Elías Pino Iturrieta

Los cursos de Ortega y Gasset eran un acontecimiento estelar en la Universidad de Madrid, capaces de provocar trifulcas entre los asistentes y la roncha de sus colegas. No solo asistían los alumnos admitidos en el programa de Filosofía, sino también los que se enteraban de la presencia de un hombre con cosas qué decir en un ambiente de incertidumbre. Una legión de muchachos se apresuraba a ocupar los pupitres, para no tener que escuchar las lecciones colgados de la ventana por el descuido de no llegar a tiempo. El alboroto cesaba cuando el maestro abría un cuaderno grande forrado en cuero, lleno de anotaciones que leía o comentaba con tono cansino y sin matices. No procuraba ganancia de prosélitos, sino hablar sobre lo que pasaría en España según sugería el talante de una sociedad, apuntaba él, colocada desde sus orígenes en las faldas de un volcán.

Nadie abría la boca ante la presencia de Ortega. Quizá ciertos colegas  venerables, pero solo ellos. Muchos de los catedráticos, arrinconados por su prestigio y pobres de alumnado, no lograban explicar el imán de quien no se distinguía por nada revolucionario que le concediera lugar exclusivo en el teatro de la cultura, mucho menos por los atractivos del verbo o por una presencia física imponente, pero seguían en su rincón para contemplar el paso del afortunado conferencista secundado por una caravana de admiradores y lectores. Era más venenosa la envidia que generaban los jóvenes a quienes convocaba para hablar a solas en la meseta castellana, colegas o discípulos predilectos con quienes quería “discutir” sin el testimonio de las multitudes: Zubiri, Gaos, García Morente y María Zambrano, por ejemplo, quienes se limitaban a escucharlo sin chistar y se regodeaban en el hermetismo de no decir a los excluidos lo que “discutían” con don José.

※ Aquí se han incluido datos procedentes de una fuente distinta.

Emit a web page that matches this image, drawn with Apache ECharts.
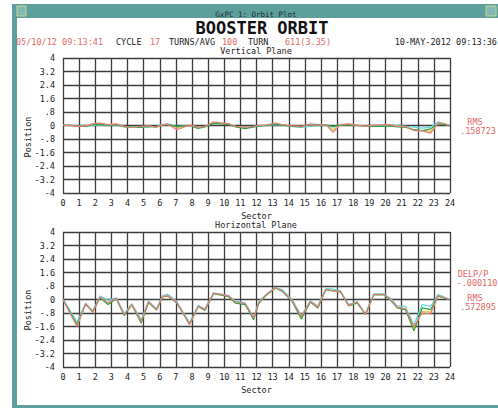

Pero a veces alardeaban, al afirmar que cruzaban palabras sobre lo que había sucedido con toros y toreros en la plaza monumental. Volapié fulminante para los curiosos defraudados, que no entendían cómo un letrado formado en Alemania se entusiasmara por los trincherazos de un tocayo vestido de luces.

Los textos de divulgación en la prensa y sus anuncios sobre una inminente crisis de la sociedad lo llevaron a la política activa. Hizo entonces lo mismo que hacía en la universidad, pero desde la tribuna del Parlamento: hablar sin interlocutores de igual calidad sobre la reforma y la modernización de la nación española. Fue cabeza de una Agrupación al Servicio de la República, pero también un crítico severo de los fundamentos legales del sistema que se estrenaba. No congenió con las consideraciones otorgadas entonces a las regiones de una comunidad todavía “invertebrada”, ni con las restricciones al influjo de la Iglesia católica en un ambiente colmado de amenazas y conminado por sorpresas desagradables. Tales posturas alejaron a muchos de sus discípulos rabiosamente republicanos, incluso a sus oyentes de la meseta castellana. Dijeron entonces que hacía demasiados coqueteos con la tradición y tenía poca paciencia con el futuro. Quizá después no fuese realmente exigente con los triunfadores de la guerra civil, hasta el extremo de negarse a visitar la España de Franco como hicieron muchos de sus antiguos compañeros de camino, pero las virtudes de caballero impecable lo alejaron del sendero de la indignidad.

Aparte de sus obras de contenido filosófico, que más incumben a los especialistas que a los usuarios comunes y corrientes, España encontró en él una fuente de modernidad del pensamiento en sentido general. En cuanto a nosotros, los relacionados por razones históricas con la cultura peninsular que un día dejó de tener Pirineos debido a los trabajos del maestro, contamos con  la posibilidad de leer en nuestra lengua la sabiduría de imprescindibles autores europeos en las páginas de la Revista de Occidente. Por si fuera poco, tuvimos la enseñanza y el ejemplo de sus discípulos “transterrados”, quienes renovaron la vida intelectual de América Latina cuando se convirtieron en lúcidos mentores de centenares de discípulos que ya vamos para viejos. Hoy, por fortuna, su nombre se asocia a las luchas de un gran venezolano: Teodoro Petkoff.